Britain's biggest insurer said it was slashing pay-outs on policies maturing this year by about 10 per cent in response to the adverse market conditions of the past two years, which saw the FTSE 100 fall by 24 per cent.

CGNU, which operates under the Norwich Union brand in the UK, admitted the cuts would leave some of its 1.4 million mortgage endowment policyholders in danger of not having enough money in their policies to pay off their home loans.

Mike Urmston, CGNU's chief actuary, said: "We are going to see some shortfalls because, if you are earning minus 10 per cent you cannot defy gravity."

The news may come as a shock to some CGNU endowment policyholders, who were told in January 2000 that if the group's investment return did not fall below 6 per cent a year their policies would definitely pay off their mortgages. CGNU did better than the market in the past two years but still returned minus 1.1 per cent in 2000 and minus 9.6 per cent last year.

The company will still pay annual bonuses to with-profits customers, but they too have been reduced. Most with-profit pension policies will come down from 6.25 to 5.25 per cent and savings policies will fall from 5.25 to 4.25 per cent.

The move is part of a trend in the industry, which is using the current bonus season to tell investors they will receive less this year.

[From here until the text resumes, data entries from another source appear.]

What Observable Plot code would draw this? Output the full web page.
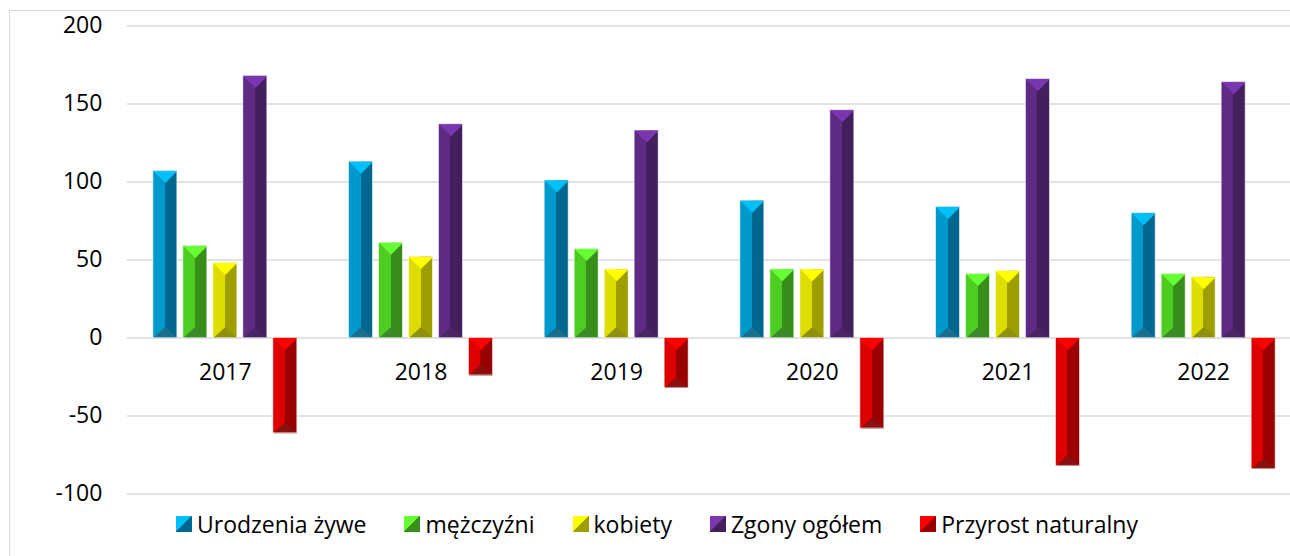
<!DOCTYPE html>
<html>
<head>
<meta charset="utf-8">
<script src="https://cdn.jsdelivr.net/npm/d3@7"></script>
<script src="https://cdn.jsdelivr.net/npm/@observablehq/plot@0.6"></script>
<style>
html, body { margin: 0; padding: 0; background: #fff; overflow: hidden; }
#wrap { position: relative; width: 1290px; height: 556px; font-family: "Open Sans", sans-serif; color: #000; }
#frame { position: absolute; left: 9px; top: 10px; width: 1400px; height: 700px; border-left: 1px solid #d9d9d9; border-top: 1px solid #d9d9d9; box-sizing: border-box; }
#chart { position: absolute; left: 0; top: 0; }
#legend { position: absolute; left: 176px; top: 511px; display: flex; align-items: center; gap: 38px; font-size: 23px; line-height: 26px; white-space: nowrap; }
.item { display: flex; align-items: center; gap: 5px; }
.sw { width: 16px; height: 16px; display: inline-block; }
</style>
</head>
<body>
<div id="wrap">
  <div id="frame"></div>
  <div id="chart"></div>
  <div id="legend"></div>
</div>
<script>
// ---- data ----
const years = ["2017", "2018", "2019", "2020", "2021", "2022"];
const seriesNames = ["Urodzenia żywe", "mężczyźni", "kobiety", "Zgony ogółem", "Przyrost naturalny"];
const urodzeniaZywe = [107, 113, 101, 88, 84, 80];
const mezczyzni = [59, 61, 57, 44, 41, 41];
const kobiety = [48, 52, 44, 44, 43, 39];
const zgonyOgolem = [168, 137, 133, 146, 166, 164];
const przyrostNaturalny = [-61, -24, -32, -58, -82, -84];
const yTicks = [-100, -50, 0, 50, 100, 150, 200];

// ---- styles ----
const leftColors = ["#0099cc", "#4dcc22", "#dddd00", "#5e2a84", "#dd0000"];
const rightColors = ["#006890", "#388e1a", "#9e9e00", "#431f5e", "#9a0000"];
const topColors = ["#00c0f8", "#66ff33", "#ffff00", "#7a35b0", "#ff0000"];
const bottomColors = ["#1a6e8e", "#3a8a2a", "#8f8f10", "#4b2466", "#8a1010"];

const seriesValues = [urodzeniaZywe, mezczyzni, kobiety, zgonyOgolem, przyrostNaturalny];
const rows = years.flatMap((yr, i) => seriesNames.map((s, j) => ({ year: yr, series: s, si: j, value: seriesValues[j][i] })));
const gridRows = years.flatMap(yr => yTicks.map(t => ({ year: yr, tick: t })));

const capTop = { draw(ctx) { ctx.moveTo(-12, 0); ctx.lineTo(12, 0); ctx.lineTo(0, 12); ctx.closePath(); } };
const capBottom = { draw(ctx) { ctx.moveTo(-12, 0); ctx.lineTo(12, 0); ctx.lineTo(0, -11); ctx.closePath(); } };

const svg = Plot.plot({
  width: 1290,
  height: 556,
  marginLeft: 127,
  marginRight: -11,
  marginTop: 25.5,
  marginBottom: 62.5,
  style: { fontFamily: "Open Sans, sans-serif", fontSize: "23px", color: "#000", background: "transparent", overflow: "visible" },
  color: { type: "identity" },
  fx: { domain: years, paddingInner: 0.2335, paddingOuter: 0.11675, round: false, axis: null, label: null },
  x: { domain: seriesNames, paddingInner: 0.2, paddingOuter: 0.1, round: false, axis: null, label: null },
  y: { domain: [-100, 200], label: null },
  marks: [
    Plot.ruleY(gridRows, { fx: "year", y: "tick", insetLeft: -23, insetRight: -23, stroke: "#d9d9d9", strokeWidth: 1.5 }),
    Plot.axisY(yTicks, { tickSize: 0, tickPadding: 48, fontSize: 23, fill: "#000", label: null, tickFormat: d => String(d) }),
    Plot.barY(rows, { fx: "year", x: "series", y: "value", fill: d => `url(#grad${d.si})` }),
    Plot.dot(rows, { fx: "year", x: "series", y: d => Math.max(d.value, 0), symbol: capTop, fill: d => topColors[d.si], stroke: "none" }),
    Plot.dot(rows, { fx: "year", x: "series", y: d => Math.min(d.value, 0), symbol: capBottom, fill: d => bottomColors[d.si], stroke: "none" }),
    Plot.barY(rows, { fx: "year", x: "series", y: "value", fill: "none", stroke: "#ffffff", strokeOpacity: 0.55, strokeWidth: 1 }),
    Plot.text(years, { fx: d => d, y: d => 0, text: d => d, dy: 35, fontSize: 23, fill: "#000" })
  ]
});

const defs = d3.select(svg).insert("defs", ":first-child");
leftColors.forEach((c, i) => {
  const g = defs.append("linearGradient").attr("id", "grad" + i)
    .attr("x1", "0").attr("x2", "1").attr("y1", "0").attr("y2", "0");
  g.append("stop").attr("offset", "0.5").attr("stop-color", c);
  g.append("stop").attr("offset", "0.5").attr("stop-color", rightColors[i]);
});
document.getElementById("chart").appendChild(svg);

const legend = d3.select("#legend");
seriesNames.forEach((s, i) => {
  const it = legend.append("div").attr("class", "item");
  it.append("span").attr("class", "sw")
    .style("background", `linear-gradient(to bottom right, ${topColors[i]} 50%, ${rightColors[i]} 50%)`);
  it.append("span").text(s);
});
</script>
</body>
</html>
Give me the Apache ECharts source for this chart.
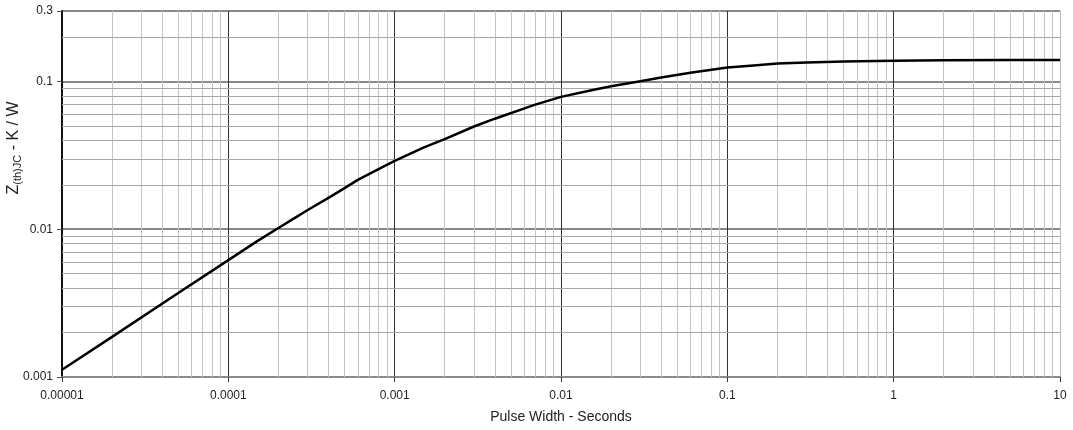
<!DOCTYPE html>
<html>
<head>
<meta charset="utf-8">
<title>Transient Thermal Impedance</title>
<script src="https://cdn.jsdelivr.net/npm/echarts@6/dist/echarts.min.js"></script>
<style>
  html, body { margin: 0; padding: 0; background: #fff; }
  #chart { width: 1073px; height: 430px; }
</style>
</head>
<body>
<div id="chart"></div>
<script>
// Pulse width (s) and junction-to-case thermal impedance Z(th)JC (K/W)
const pulseWidth = [0.00001, 0.00002, 0.00005, 0.0001, 0.00015, 0.0002, 0.00025, 0.0003, 0.0004,
  0.0005, 0.0006, 0.0008, 0.001, 0.0015, 0.002, 0.003, 0.004, 0.007, 0.01, 0.015, 0.02, 0.03,
  0.04, 0.06, 0.1, 0.15, 0.2, 0.3, 0.5, 1, 2, 5, 10];
const zthJC = [0.00112, 0.00187, 0.0037, 0.00618, 0.00834, 0.0102, 0.0119, 0.0135, 0.0163,
  0.019, 0.0216, 0.0255, 0.0290, 0.0358, 0.0407, 0.0496, 0.0560, 0.0697, 0.0787, 0.0870, 0.0930, 0.1005,
  0.1065, 0.1146, 0.1245, 0.1290, 0.1322, 0.1345, 0.1365, 0.1380, 0.1390, 0.1396, 0.1397];

// Axis tick values and their printed labels
const xTickValues = [0.00001, 0.0001, 0.001, 0.01, 0.1, 1, 10];
const xTickLabels = ['0.00001', '0.0001', '0.001', '0.01', '0.1', '1', '10'];
const yTickValues = [0.001, 0.01, 0.1, 0.3];
const yTickLabels = ['0.001', '0.01', '0.1', '0.3'];

// Minor grid positions (2..9 within each decade)
const xMinorGrid = [];
for (let d = -5; d <= 0; d++) {
  for (let k = 2; k <= 9; k++) xMinorGrid.push(+(k * Math.pow(10, d)).toPrecision(3));
}
const yMinorGrid = [];
for (let d = -3; d <= -2; d++) {
  for (let k = 2; k <= 9; k++) yMinorGrid.push(+(k * Math.pow(10, d)).toPrecision(3));
}
yMinorGrid.push(0.2);

function lookupLabel(values, labels, v) {
  let best = 0, bestErr = Infinity;
  for (let i = 0; i < values.length; i++) {
    const e = Math.abs(Math.log10(v) - Math.log10(values[i]));
    if (e < bestErr) { bestErr = e; best = i; }
  }
  return bestErr < 0.01 ? labels[best] : '';
}

const FONT = '"Liberation Sans", Arial, sans-serif';
const chart = echarts.init(document.getElementById('chart'), null, { renderer: 'canvas' });

chart.setOption({
  animation: false,
  backgroundColor: '#ffffff',
  grid: { left: 62, right: 13, top: 11, bottom: 53, outerBoundsMode: 'none', containLabel: false },
  xAxis: {
    type: 'log',
    logBase: 10,
    min: 0.00001,
    max: 10,
    name: 'Pulse Width - Seconds',
    nameLocation: 'middle',
    nameGap: 33,
    nameMoveOverlap: false,
    nameTextStyle: { fontFamily: FONT, fontSize: 14, color: '#222' },
    axisLine: { show: true, lineStyle: { color: '#8a8a8a', width: 2 } },
    axisTick: { show: true, inside: false, length: 5, lineStyle: { color: '#333', width: 1 } },
    axisLabel: {
      fontFamily: FONT, fontSize: 12, color: '#222', margin: 13,
      formatter: v => lookupLabel(xTickValues, xTickLabels, v)
    },
    splitLine: {
      show: true,
      lineStyle: { color: ['#333', '#333', '#333', '#333', '#333', '#333', '#bdbdbd'], width: 1 }
    },
    minorTick: { show: false },
    minorSplitLine: { show: false }
  },
  yAxis: {
    type: 'log',
    logBase: 10,
    min: 0.001,
    max: 0.3,
    name: '{a|Z}{s|(th)JC}{a| - K / W}',
    nameLocation: 'middle',
    nameGap: 39,
    nameRotate: 90,
    nameMoveOverlap: false,
    nameTextStyle: {
      fontFamily: FONT, color: '#222',
      padding: [0, 0, 0, 92],
      rich: {
        a: { fontFamily: FONT, fontSize: 16, color: '#222' },
        s: { fontFamily: FONT, fontSize: 11, color: '#222', verticalAlign: 'bottom', padding: [7, 0, 0, 0] }
      }
    },
    axisLine: { show: true, lineStyle: { color: '#111', width: 2 } },
    axisTick: { show: true, inside: false, length: 5, lineStyle: { color: '#555', width: 1 } },
    axisLabel: {
      fontFamily: FONT, fontSize: 12, color: '#222', margin: 9,
      formatter: v => lookupLabel(yTickValues, yTickLabels, v)
    },
    splitLine: { show: true, lineStyle: { color: '#8a8a8a', width: 2 } }
  },
  series: [
    {
      // minor grid lines drawn through the log axes
      type: 'line',
      data: [],
      z: 1,
      silent: true,
      markLine: {
        silent: true,
        precision: 12,
        symbol: ['none', 'none'],
        label: { show: false },
        emphasis: { disabled: true },
        animation: false,
        data: [
          ...xMinorGrid.map(v => ({ xAxis: v, lineStyle: { color: '#c4c4c4', width: 1, type: 'solid' } })),
          ...yMinorGrid.map(v => ({ yAxis: v, lineStyle: { color: '#a8a8a8', width: 1, type: 'solid' } }))
        ]
      }
    },
    {
      name: 'Z(th)JC',
      type: 'line',
      z: 5,
      data: pulseWidth.map((t, i) => [t, zthJC[i]]),
      showSymbol: false,
      smooth: false,
      lineStyle: { color: '#000', width: 2.5, join: 'round' }
    }
  ]
});
</script>
</body>
</html>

Last week, Scottish Widows announced cuts of about 12 per cent in the value of its maturing 25-year endowment policies.

But most with-profits providers are still paying bonuses because of the "smoothing" element in the policy. This means the company holds back some of the investment return in good years in order to make up in part for bad years.

For Norwich Union policyholders, payouts on a 25-year endowment policy will fall from £81,718 last year to £73,640 in 2002, assuming premiums of £50 a month from a man aged 30 next birthday.